A short note about the cover:
Looking back to 2014 when James released this album, I only just realise how fitting is the theme of spring. It was the first project that launched my career of nearly nine years as a designer and brand strategist. As far as I could tell I was *just* making a painting for a friend to put on an album, and I had no idea what seeds I was planting.
Enjoy the painting too, and may you plant seeds of many possibilities this spring season 🌾
2.
Very Early Spring — by Katherine Mansfield
From the Internet
Very Early Spring
The fields are snowbound no longer;
There are little blue lakes and flags of tenderest green.
The snow has been caught up into the sky –
So many white clouds – and the blue of the sky is cold.
Now the sun walks in the forest,
He touches the bows and stems with his golden fingers;
They shiver, and wake from slumber.
Over the barren branches he shakes his yellow curls.
Yet is the forest full of the sound of tears …
A wind dances over the fields.
Shrill and clear the sound of her waking laughter,
Yet the little blue lakes tremble
And the flags of tenderest green bend and quiver.
-- Katherine Mansfield (1888–1923)
I wonder how someone’s captured experience of early spring in 1900 resonates so deeply today, yet it was not the same spring.

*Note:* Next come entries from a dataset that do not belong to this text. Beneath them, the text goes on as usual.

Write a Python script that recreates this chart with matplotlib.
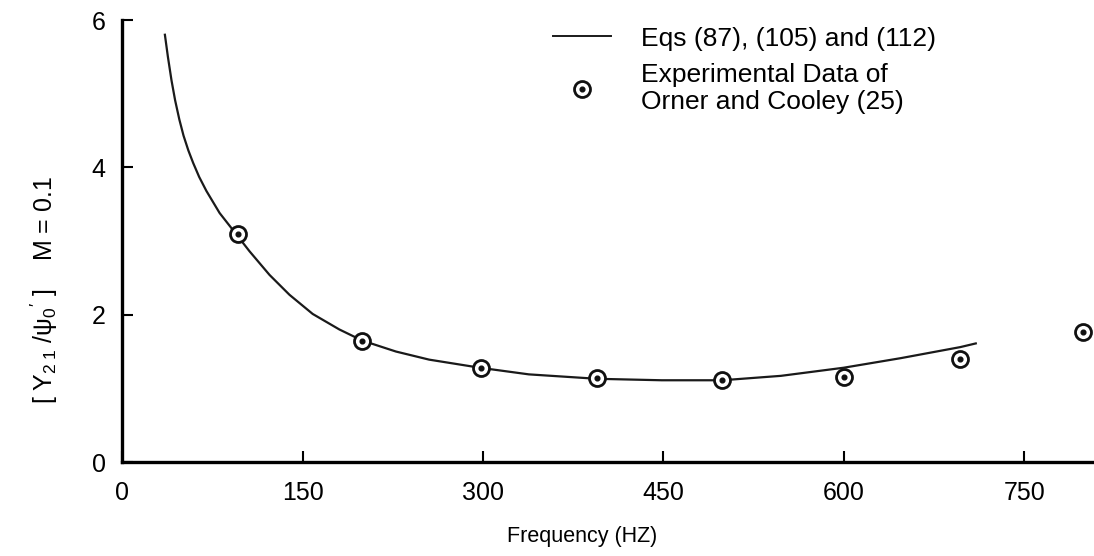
import matplotlib
matplotlib.use("Agg")
import matplotlib.pyplot as plt
from matplotlib.lines import Line2D

plt.rcParams['font.family'] = ['Liberation Sans', 'DejaVu Sans']
plt.rcParams['mathtext.fontset'] = 'custom'
plt.rcParams['mathtext.rm'] = 'Liberation Sans'
plt.rcParams['mathtext.it'] = 'Liberation Sans'

# theory curve, Eqs (87), (105), (112)
theory_hz = [35.5, 38, 41, 44, 47.5, 51, 55, 59, 64, 70, 81, 95.4, 105.9, 122.5,
             139.1, 158.4, 180.5, 199.4, 227.6, 255.2, 297.4, 338.1, 394.7,
             448.6, 498.9, 547.7, 599.8, 647.3, 696.8, 709.7]
theory_val = [5.80, 5.50, 5.18, 4.91, 4.65, 4.43, 4.23, 4.06, 3.87, 3.68, 3.38, 3.08,
              2.86, 2.54, 2.27, 2.01, 1.80, 1.65, 1.50, 1.39, 1.28, 1.19, 1.13,
              1.11, 1.11, 1.17, 1.28, 1.41, 1.56, 1.61]

# Orner and Cooley (25)
exp_hz = [96, 199, 298, 395, 499, 600, 697, 799]
exp_val = [3.09, 1.64, 1.28, 1.14, 1.11, 1.15, 1.40, 1.77]

xticks = [0, 150, 300, 450, 600, 750]
yticks = [0, 2, 4, 6]

fig = plt.figure(figsize=(10.94, 5.56), dpi=100)
ax = fig.add_axes([0.1117, 0.169, 0.8883, 0.795])

ax.plot(theory_hz, theory_val, color='#1a1a1a', lw=1.6)
ax.plot(exp_hz, exp_val, ls='none', marker='o', ms=11.5, mfc='white',
        mec='#111111', mew=2.0, clip_on=False, zorder=3)
ax.plot(exp_hz, exp_val, ls='none', marker='o', ms=3.4, mfc='#111111',
        mec='#111111', clip_on=False, zorder=4)

ax.set_xlim(0, 808)
ax.set_ylim(0, 6)
ax.set_xticks(xticks)
ax.set_yticks(yticks)
ax.tick_params(direction='in', length=8, width=1.5, labelsize=18)
ax.tick_params(axis='x', pad=14)
ax.tick_params(axis='y', pad=12)

for side in ('top', 'right'):
    ax.spines[side].set_visible(False)
for side in ('left', 'bottom'):
    ax.spines[side].set_linewidth(2.4)

ax.set_xlabel('Frequency (HZ)', fontsize=15.5)
ax.xaxis.set_label_coords(0.473, -0.145)
ax.set_ylabel(r"[ Y$_{2\;1}$ /$\psi_{0}$$'$ ]    M = 0.1", fontsize=18)
ax.yaxis.set_label_coords(-0.064, 0.39)

curve_h = Line2D([], [], color='#1a1a1a', lw=1.4)
ring_h = Line2D([], [], ls='none', marker='o', ms=11.5, mfc='white', mec='#111111', mew=2.0)
dot_h = Line2D([], [], ls='none', marker='o', ms=3.4, mfc='#111111', mec='#111111')
ax.legend([curve_h, (ring_h, dot_h)],
          ['Eqs (87), (105) and (112)', 'Experimental Data of\nOrner and Cooley (25)'],
          loc='upper left', bbox_to_anchor=(0.443, 0.985), frameon=False,
          borderpad=0, borderaxespad=0, fontsize=19,
          handlelength=2.2, handletextpad=1.15, labelspacing=0.45)

fig.savefig('out.png', dpi=100)
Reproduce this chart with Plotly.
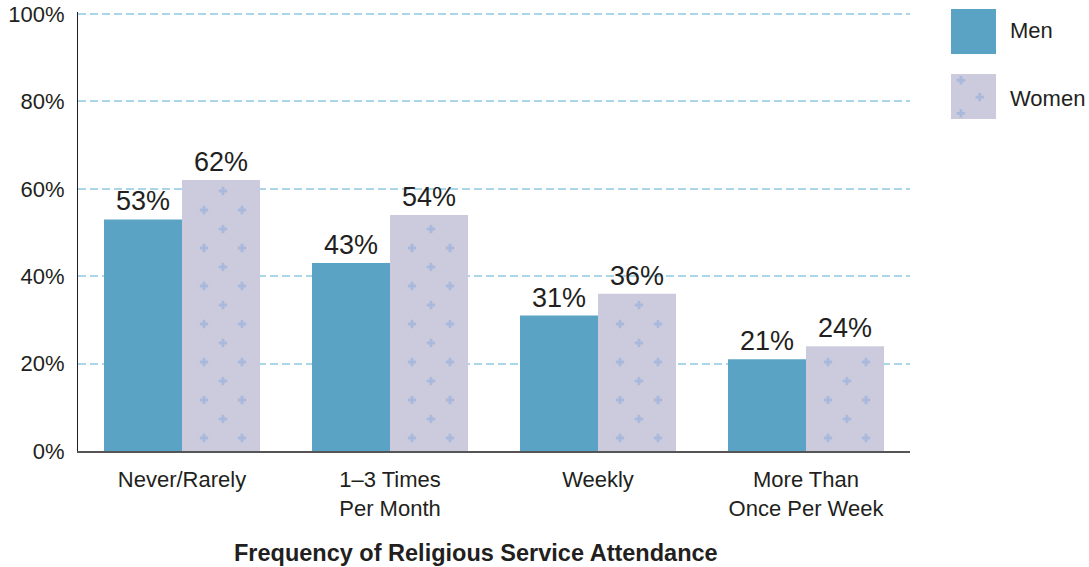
import numpy as np
import plotly.graph_objects as go

categories = ["Never/Rarely", "1–3 Times<br>Per Month", "Weekly", "More Than<br>Once Per Week"]
men = [53, 43, 31, 21]
women = [62, 54, 36, 24]
series_names = ["Men", "Women"]
y_ticks = [0, 20, 40, 60, 80, 100]

MEN_COLOR = "#5ba3c4"
WOMEN_BG = "#cccbdd"
PLUS_COLOR = "#a8b9db"
FONT = "Liberation Sans, Arial, Helvetica, sans-serif"
TXT = "#231f20"

W, H = 1089, 567
L, R, T, B = 78, 5, 5, 116
pw = W - L - R
ph = H - T - B
Y_MAX = 100.5
PX_PER_PCT = 4.37          # vertical pixels per percentage point
PX_PER_CAT = 208.0         # horizontal pixels per category


def px_x(x):
    return (x - L) / pw


def px_y(y):
    return (H - B - y) / ph


fig = go.Figure()
fig.add_trace(go.Bar(
    x=list(range(len(categories))), y=men, name=series_names[0],
    marker=dict(color=MEN_COLOR, line=dict(width=0)),
    text=[f"{v}%" for v in men], textposition="outside",
    textfont=dict(size=27, color=TXT, family=FONT), cliponaxis=False,
    showlegend=False,
))
fig.add_trace(go.Bar(
    x=list(range(len(categories))), y=women, name=series_names[1],
    marker=dict(color=WOMEN_BG, line=dict(width=0)),
    text=[f"{v}%" for v in women], textposition="outside",
    textfont=dict(size=27, color=TXT, family=FONT), cliponaxis=False,
    showlegend=False,
))

# "+" texture on the Women bars, laid out inside each bar from its value
row_step = 19.0 / PX_PER_PCT
tex_x, tex_y = [], []
for i, v in enumerate(women):
    for k, yy in enumerate(np.arange(13.0 / PX_PER_PCT, v - 5.0 / PX_PER_PCT, row_step)):
        offs = [22, 60] if k % 2 == 0 else [41]
        for o in offs:
            tex_x.append(i + o / PX_PER_CAT)
            tex_y.append(yy)
fig.add_trace(go.Scatter(
    x=tex_x, y=tex_y, mode="markers",
    marker=dict(symbol="cross", size=7, color=PLUS_COLOR, line=dict(width=0)),
    showlegend=False, hoverinfo="skip",
))

# legend swatches drawn as bars on a small auxiliary axis
fig.add_trace(go.Bar(
    y=[1], x=[1], orientation="h", xaxis="x2", yaxis="y2",
    width=0.692, marker=dict(color=MEN_COLOR, line=dict(width=0)),
    showlegend=False, hoverinfo="skip",
))
fig.add_trace(go.Bar(
    y=[0], x=[1], orientation="h", xaxis="x2", yaxis="y2",
    width=0.692, marker=dict(color=WOMEN_BG, line=dict(width=0)),
    showlegend=False, hoverinfo="skip",
))
fig.add_trace(go.Scatter(
    x=[0.22, 0.64, 0.22], y=[0.25, -0.01, -0.26], mode="markers", xaxis="x2", yaxis="y2",
    marker=dict(symbol="cross", size=7, color=PLUS_COLOR, line=dict(width=0)),
    showlegend=False, hoverinfo="skip",
))

fig.update_layout(
    width=W, height=H,
    margin=dict(l=L, r=R, t=T, b=B, autoexpand=False),
    paper_bgcolor="white", plot_bgcolor="white",
    barmode="group", bargap=0.25, bargroupgap=0,
    font=dict(family=FONT, size=22, color=TXT),
    xaxis=dict(
        domain=[0, px_x(910)], range=[-0.5, 3.5],
        tickvals=list(range(len(categories))), ticktext=categories,
        showline=True, linecolor="#555555", linewidth=2,
        showgrid=False, zeroline=False, ticks="", tickfont=dict(size=22, color=TXT),
        ticklabelstandoff=8, automargin=False,
    ),
    yaxis=dict(
        domain=[0, px_y(451 - Y_MAX * PX_PER_PCT)], range=[0, Y_MAX],
        tickvals=y_ticks, ticktext=[f"{v}%" for v in y_ticks],
        showline=True, linecolor="#231f20", linewidth=1,
        showgrid=True, gridcolor="#a9d6e8", griddash="8px,4px", gridwidth=1.5,
        zeroline=False, ticks="", tickfont=dict(size=22, color=TXT),
        ticklabelstandoff=8, automargin=False,
    ),
    xaxis2=dict(
        domain=[px_x(951), px_x(996)], range=[0, 1], anchor="y2",
        visible=False, fixedrange=True, automargin=False,
    ),
    yaxis2=dict(
        domain=[px_y(119), px_y(9)], range=[-0.346, 1.346], anchor="x2",
        visible=False, fixedrange=True, automargin=False,
    ),
)

fig.add_annotation(x=px_x(1008), y=px_y(31), xref="paper", yref="paper",
                   text=series_names[0], showarrow=False, xanchor="left", yanchor="middle",
                   font=dict(size=22, color=TXT))
fig.add_annotation(x=px_x(1008), y=px_y(98), xref="paper", yref="paper",
                   text=series_names[1], showarrow=False, xanchor="left", yanchor="middle",
                   font=dict(size=22, color=TXT))
fig.add_annotation(x=px_x(476), y=px_y(553), xref="paper", yref="paper",
                   text="<b>Frequency of Religious Service Attendance</b>", showarrow=False,
                   xanchor="center", yanchor="middle",
                   font=dict(size=23.5, color=TXT))

fig.write_html("out.html", config={"displayModeBar": False},
               post_script="document.body.style.margin='0px';")
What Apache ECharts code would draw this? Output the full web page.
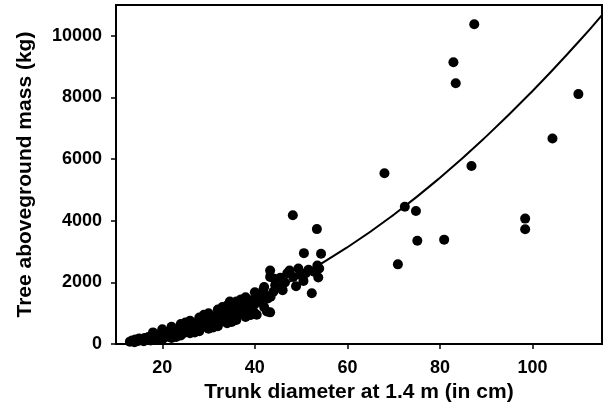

It was not the same sky, nor the same fields nor forests. And yet, here we are 100 years later sharing in the same human experience.
3.
Springtime in Paris, 2009 — a photo by 17 year old me
From the Archive
“You’re going to see springtime in Paris! That’s stupendous!”
— Colin Simpson
For a lot of my teenage years, I was living with a school friend and his family. I was graciously adopted into the home as if I had always been there and always will be. Colin was as much a father to me as my own, and he had a deep commitment to education in all its forms. He encouraged me to travel, to go to university, and to engage in the arts and culture in a way that I wouldn’t have thought was available to ‘someone like me’.
Going to Paris in 2009 on an art school trip was the first time I was to go abroad, with the exception of coming to the UK from the Philippines when I was 11. I was excited but also scared. I was trying not to show it, but it was pretty transparent.
Anyway, I wrote this quote down in my journal, because it was the first time I had heard anyone verbally say ‘stupendous’ in a sentence and mean it.
Springtime in Paris - it was rather stupendous.
Like the photos from Paris. Always looking to see photos from other parts of the world.
All so good, but I especially love #3. Thanks for sharing that!